Stanford Thrashes Washington State

Nov. 1, 2008

Final Stats

STANFORD, Calif. - By David Kiefer

Stanford Athletics Media Relations

Stanford had to beat Washington State - to keep a bowl hopes alive, for self respect, and to maintain the momentum of an upwardly-mobile program.

That Washington State was in a decimated condition made no difference. This was as much of a must-win game as the Stanford football team has had in years.

And the Cardinal came through.

Fueled in the first half by Toby Gerhart's four touchdowns and four Washington State turnovers, Stanford bolted to a huge early lead on the way to a 58-0 victory before an announced crowd of 26,662 at Stanford Stadium on a rainy Saturday afternoon.

Among the superlatives, Gerhart tied a school single-game record for rushing touchdowns (held by four others and accomplished five other times) and Stanford earned its largest margin of victory in 59 years, since a 63-0 thrashing of Idaho in 1949.

'This was a big win,' said senior center Alex Fletcher, considering the possibilities for this team. 'We have a chance to do something very special.'

The game got ugly quickly, what with the large margin and poor weather. But it was perfect for Stanford, which placed itself within one victory of a probable bowl berth and kept the Cardinal (5-4 overall, 4-2 conference) within one game of first in the Pacific-10.

'We're still in it,' Stanford coach Jim Harbaugh said. 'All of our goals are still out there in front of us.'

Stanford most likely must win one more game to earn its first bowl berth since 2001, but that victory must come against Oregon, USC or Cal, during the regular-season's homestretch. With the strength of those programs, the Washington State game took on added importance as the one Stanford had to have to put itself in position for the postseason.

'The next three games are going to be tough for us,' safety Bo McNally said. 'We'll probably be underdogs in all of those, but we like that. It's always nice to come out and be underestimated, because we know what we can do.'

Stanford used turnovers and Gerhart to break the game open. With Stanford holding a 3-0 lead midway through the first quarter, McNally intercepted a pass that slipped through the hands of Washington State receiver Brandon Gibson, and returned it 28 yards.

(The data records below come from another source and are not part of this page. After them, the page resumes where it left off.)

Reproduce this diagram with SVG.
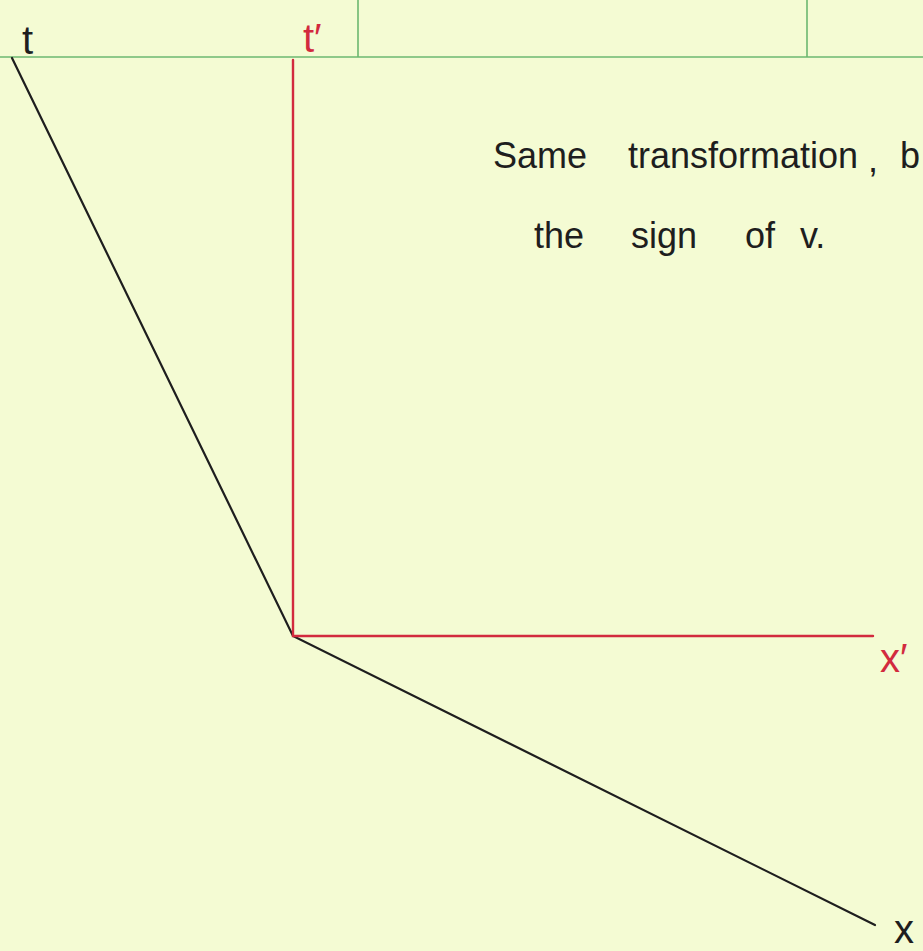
<svg xmlns="http://www.w3.org/2000/svg" width="923" height="951" viewBox="0 0 923 951">
<style>
.grid{stroke:#6cb870;stroke-width:1.6;fill:none}
.blk{stroke:#1e1e1e;stroke-width:2.2;fill:none;stroke-linecap:round}
.red{stroke:#d22a3e;stroke-width:2.4;fill:none;stroke-linecap:round}
.hw{font-family:"Liberation Sans",sans-serif;font-size:36px;fill:#1e1e1e}
.lab{font-family:"Liberation Sans",sans-serif;font-size:40px}
</style>
<rect width="923" height="951" fill="#f4fbd3"/>
<g id="paper">
<line class="grid" x1="0" y1="57" x2="923" y2="57"/>
<line class="grid" x1="358" y1="0" x2="358" y2="57"/>
<line class="grid" x1="807" y1="0" x2="807" y2="57"/>
</g>
<g id="connectors">
<polyline class="blk" points="12,58 293,636 875,925"/>
<polyline class="red" points="293,60 293,636 873,636"/>
</g>
<g id="labels">
<text id="t" class="lab" x="22" y="54" fill="#1e1e1e">t</text>
<text id="tprime" class="lab" x="303" y="52" fill="#d22a3e">t′</text>
<text id="xprime" class="lab" x="880" y="672" fill="#d22a3e">x′</text>
<text id="x" class="lab" x="894" y="943" fill="#1e1e1e">x</text>
</g>
<g id="note">
<text class="hw" x="493" y="168">Same</text>
<text class="hw" x="628" y="168">transformation</text>
<text class="hw" x="868" y="172">,</text>
<text class="hw" x="900" y="168">b</text>
<text class="hw" x="534" y="248">the</text>
<text class="hw" x="631" y="248">sign</text>
<text class="hw" x="745" y="248">of</text>
<text class="hw" x="800" y="248">v.</text>
</g>
</svg>
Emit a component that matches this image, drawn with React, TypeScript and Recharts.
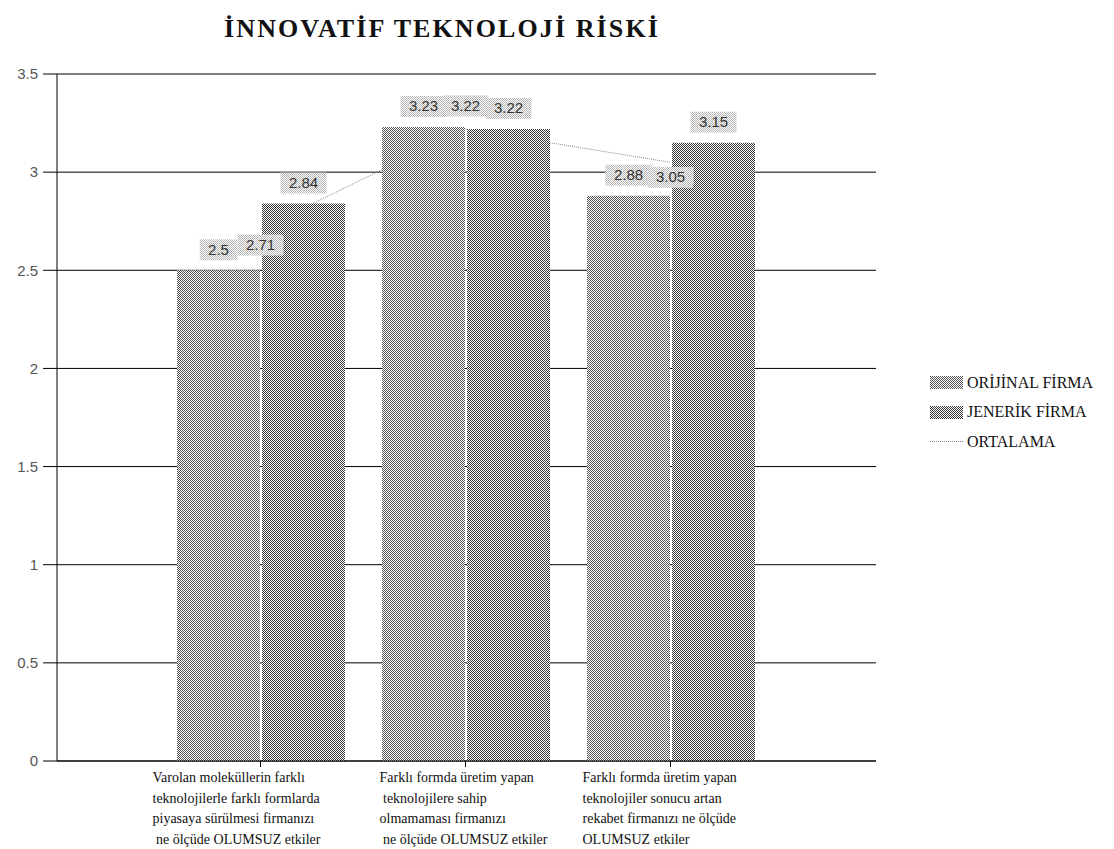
// @ts-nocheck
import React from "react";
import { ComposedChart, Bar, Line, XAxis, YAxis, CartesianGrid, LabelList, Legend } from "recharts";

const TITLE = "İNNOVATİF TEKNOLOJİ RİSKİ";

const CATEGORY_LINES = [
  ["Varolan moleküllerin farklı", "teknolojilerle farklı formlarda", "piyasaya sürülmesi firmanızı", " ne ölçüde OLUMSUZ etkiler"],
  ["Farklı formda üretim yapan", " teknolojilere sahip", "olmamaması firmanızı", " ne ölçüde OLUMSUZ etkiler"],
  ["Farklı formda üretim yapan", "teknolojiler sonucu artan", "rekabet firmanızı ne ölçüde", "OLUMSUZ etkiler"],
];
const ORIJINAL = [2.5, 3.23, 2.88];
const JENERIK = [2.84, 3.22, 3.15];
const ORTALAMA = [2.71, 3.22, 3.05];
const Y_TICKS = [0, 0.5, 1, 1.5, 2, 2.5, 3, 3.5];
const SERIES_NAMES = ["ORİJİNAL FİRMA", "JENERİK FİRMA", "ORTALAMA"];

const data = CATEGORY_LINES.map((lines, i) => ({
  name: lines.join(" ").trim(),
  orijinal: ORIJINAL[i],
  jenerik: JENERIK[i],
  ortalama: ORTALAMA[i],
}));

// style-only offsets
const TICK_DX = [-108, -86, -88];
const LINE_LABEL_DY = [16, -23, 15];

const serif = '"Liberation Serif", "Times New Roman", serif';
const sans = '"Liberation Sans", Arial, sans-serif';

const labelBox = (cx, cy, value) => {
  const txt = String(value);
  const w = txt.length * 8.5 + 12;
  return (
    <g>
      <rect x={cx - w / 2} y={cy - 10.5} width={w} height={21} fill="url(#labelDots)" />
      <text x={cx} y={cy + 5} textAnchor="middle" fontFamily={sans} fontSize={15} fill="#333">
        {txt}
      </text>
    </g>
  );
};

const BarValueLabel = (props) => {
  const { x, y, width, value } = props;
  return labelBox(x + width / 2, y - 20.5, value);
};

const LineValueLabel = (props) => {
  const { x, y, value, index } = props;
  return labelBox(x, y + LINE_LABEL_DY[index ?? 0], value);
};

const CategoryTick = (props) => {
  const { x, y, payload, index } = props;
  const i = payload?.index ?? index ?? 0;
  const lines = CATEGORY_LINES[i] || [];
  const tx = x + TICK_DX[i];
  return (
    <text x={tx} y={y + 13} fontFamily={serif} fontSize={14} fill="#111" style={{ whiteSpace: "pre" }}>
      {lines.map((l, k) => (
        <tspan key={k} x={tx} dy={k === 0 ? 0 : 20.5}>{l}</tspan>
      ))}
    </text>
  );
};

const renderLegend = () => (
  <div style={{ fontFamily: serif, fontSize: 16, color: "#111" }}>
    {SERIES_NAMES.map((n, i) => (
      <div key={n} style={{ display: "flex", alignItems: "center", height: 29.5 }}>
        <svg width={33} height={13} style={{ marginRight: 4 }}>
          {i < 2 ? (
            <rect width={33} height={13} fill={i === 0 ? "url(#dotsA)" : "url(#dotsB)"} />
          ) : (
            <line x1={0} x2={33} y1={6.5} y2={6.5} stroke="#888" strokeDasharray="1 1" />
          )}
        </svg>
        <span>{n}</span>
      </div>
    ))}
  </div>
);

export default function App() {
  return (
    <div style={{ position: "absolute", left: 0, top: 0, width: 1114, height: 849, background: "#fff" }}>
      <svg width={0} height={0} style={{ position: "absolute" }}>
        <defs>
          <pattern id="dotsA" width={2} height={2} patternUnits="userSpaceOnUse">
            <rect width={2} height={2} fill="#fff" />
            <rect width={1} height={1} fill="#555" />
            <rect x={1} y={1} width={1} height={1} fill="#555" />
          </pattern>
          <pattern id="dotsB" width={2} height={2} patternUnits="userSpaceOnUse">
            <rect width={2} height={2} fill="#fff" />
            <rect width={1} height={1} fill="#383838" />
            <rect x={1} y={1} width={1} height={1} fill="#383838" />
          </pattern>
          <pattern id="labelDots" width={2} height={2} patternUnits="userSpaceOnUse">
            <rect width={2} height={2} fill="#fff" />
            <rect width={1} height={1} fill="#b4b4b4" />
            <rect x={1} y={1} width={1} height={1} fill="#b4b4b4" />
          </pattern>
        </defs>
      </svg>

      <div
        style={{
          position: "absolute",
          left: 0,
          width: 884,
          top: 14,
          textAlign: "center",
          fontFamily: serif,
          fontWeight: 700,
          fontSize: 26,
          letterSpacing: 2.1,
          color: "#111",
        }}
      >
        {TITLE}
      </div>

      <ComposedChart
        width={1114}
        height={849}
        data={data}
        margin={{ top: 74, right: 238, bottom: 0, left: 0 }}
        barGap={2}
        barSize={83}
      >
        <CartesianGrid vertical={false} stroke="#000" strokeWidth={1} />
        <XAxis
          dataKey="name"
          height={88}
          padding={{ left: 101, right: 103 }}
          axisLine={{ stroke: "#000" }}
          tickLine={{ stroke: "#000" }}
          tickSize={6}
          tick={<CategoryTick />}
          interval={0}
        />
        <YAxis
          width={57}
          domain={[0, 3.5]}
          ticks={Y_TICKS}
          axisLine={{ stroke: "#000" }}
          tickLine={{ stroke: "#000" }}
          tickSize={14}
          tickMargin={5}
          tick={{ fontFamily: sans, fontSize: 15, fill: "#555" }}
          tickFormatter={(v) => String(v)}
        />
        <Line
          dataKey="ortalama"
          stroke="#8a8a8a"
          strokeWidth={1}
          strokeDasharray="1 1"
          dot={false}
          isAnimationActive={false}
          zIndex={250}
        />
        <Bar dataKey="orijinal" fill="url(#dotsA)" isAnimationActive={false}>
          <LabelList dataKey="orijinal" content={<BarValueLabel />} />
        </Bar>
        <Bar dataKey="jenerik" fill="url(#dotsB)" isAnimationActive={false}>
          <LabelList dataKey="jenerik" content={<BarValueLabel />} />
        </Bar>
        <Line
          dataKey="ortalama"
          stroke="none"
          dot={false}
          activeDot={false}
          legendType="none"
          isAnimationActive={false}
        >
          <LabelList dataKey="ortalama" content={<LineValueLabel />} />
        </Line>
        <Legend
          layout="vertical"
          align="center"
          verticalAlign="middle"
          content={renderLegend}
          wrapperStyle={{ left: 930, top: 368, width: 184 }}
        />
      </ComposedChart>
    </div>
  );
}
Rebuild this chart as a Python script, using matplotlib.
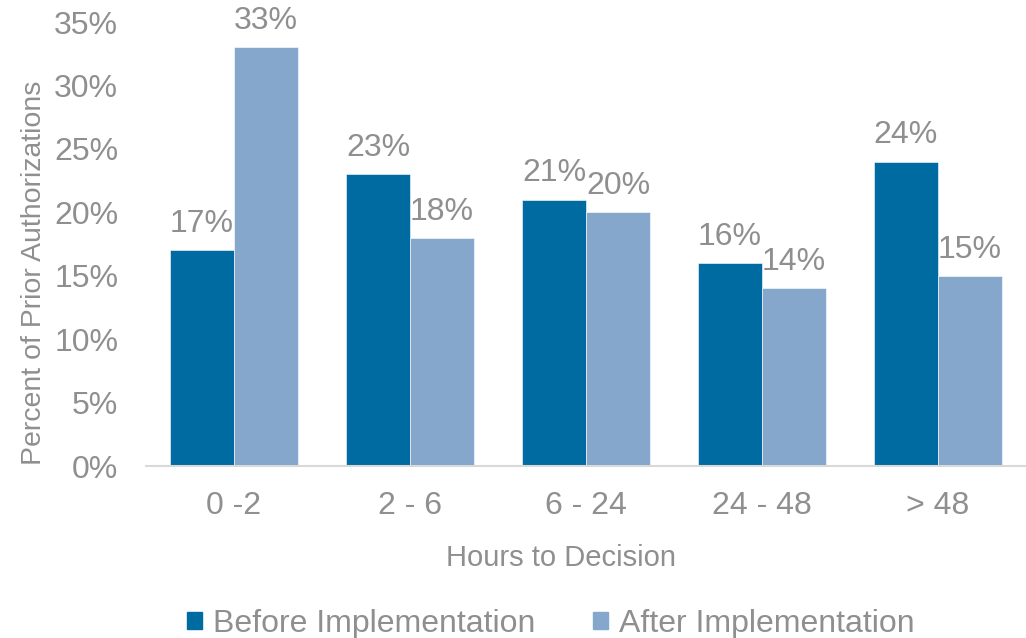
import numpy as np
import matplotlib.pyplot as plt
from matplotlib.patches import Patch

categories = ['0 -2', '2 - 6', '6 - 24', '24 - 48', '> 48']
before = [17, 23, 21, 16, 24]
after = [33, 18, 20, 14, 15]
series_names = ['Before Implementation', 'After Implementation']

BEFORE_COLOR = '#006BA1'
AFTER_COLOR = '#85A7CB'
TEXT_COLOR = '#8F8F8F'

plt.rcParams['font.family'] = ['Liberation Sans', 'DejaVu Sans']

fig = plt.figure(figsize=(10.26, 6.38), dpi=100)
ax = fig.add_axes([146/1026, 1 - 466/638, 880/1026, 444/638])

x = np.arange(len(categories))
width = 0.364
bars_b = ax.bar(x - width/2, before, width, color=BEFORE_COLOR, edgecolor='white', linewidth=0.4)
bars_a = ax.bar(x + width/2, after, width, color=AFTER_COLOR, edgecolor='white', linewidth=0.4)

# value labels above each bar
for bars, vals in [(bars_b, before), (bars_a, after)]:
    for b, v in zip(bars, vals):
        ax.annotate(f'{v}%', (b.get_x() + b.get_width()/2, v), xytext=(0, 8),
                    textcoords='offset points', ha='center', va='bottom',
                    fontsize=23, color=TEXT_COLOR, clip_on=False)

ax.set_xlim(-0.5, len(categories) - 0.5)
ax.set_ylim(0, 35)
ax.set_yticks(range(0, 36, 5))
ax.set_yticklabels([f'{t}%' for t in range(0, 36, 5)])
ax.set_xticks(x)
ax.set_xticklabels(categories)
ax.tick_params(axis='both', length=0, labelsize=23, labelcolor=TEXT_COLOR)
ax.tick_params(axis='y', pad=20)
ax.tick_params(axis='x', pad=18)

for side in ['top', 'right', 'left']:
    ax.spines[side].set_visible(False)
ax.spines['bottom'].set_color('#D9D9D9')
ax.spines['bottom'].set_linewidth(1.5)

ax.set_xlabel('Hours to Decision', fontsize=21, color=TEXT_COLOR)
ax.set_ylabel('Percent of Prior Authorizations', fontsize=20.5, color=TEXT_COLOR)
ax.xaxis.set_label_coords(0.4716, -0.176)
ax.yaxis.set_label_coords(-0.113, 0.435)

handles = [Patch(color=BEFORE_COLOR), Patch(color=AFTER_COLOR)]
fig.legend(handles, series_names, loc='center', bbox_to_anchor=(0.5366, 0.022), ncol=2,
           frameon=False, fontsize=23, labelcolor=TEXT_COLOR, handlelength=0.47,
           handleheight=0.47, handletextpad=0.35, columnspacing=1.8)

fig.savefig('out.png', dpi=100)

Gerhart picked up all 33 yards on the ensuing drive, punching in the first of his four touchdowns (on runs of six, four, eight and two yards), all scored within a 20-minute span. Gerhart's consecutive scores put Stanford up 31-0 by halftime.

By the time he was done, Gerhart had 132 yards on 22 carries in barely over a half of work, and Stanford had piled up 344 rushing yards, the third-highest in school history, and gained 456 total.

On the other side, Washington State (1-8, 0-6) suffered its fifth loss by 49 points or more, and has been outscored by an average of 58-5 in conference play.

Stanford played mistake-free football. Not so for the Cougars. Of their seven first-half possessions, two ended on interceptions, two on fumbles and another on a field-goal try blocked by Pannel Egboh.

'Stanford does a good job taking care of the football,' Washington State coach Paul Wulff said. 'Our turnovers once again enabled the onslaught.'

Though Stanford benefited with two touchdowns directly off turnovers, they probably didn't matter much in the long run. The Cardinal controlled the game thoroughly.

Anthony Kimble got into the act with a 62-yard touchdown run, and had 92 yards on five carries. And the Cardinal used four quarterbacks in the game, with Tavita Pritchard and Alex Loukas alternating with equal success, and Jason Forcier and Nicolas Ruhl getting some fourth-quarter action.

'The offense made a promise to the defense earlier in the week that we weren't going to turn the ball over,' Gerhart said. 'We've beaten ourselves at times and wanted to give the defense confidence that they could trust us to hold on to the ball and not put them in bad spots with turnovers.'

One would assume confidence is at a peak after Saturday's performance, and just in time, with the Cardinal traveling to Eugene, Ore., to face the Ducks (6-3) next week.

'We play the same way no matter what - hustle, all out,' Harbaugh said. 'We have to play smart to be successful and have an understanding of who we are as a football team.'

And, right now, that team is one step away from understanding what its like to be bowl bound.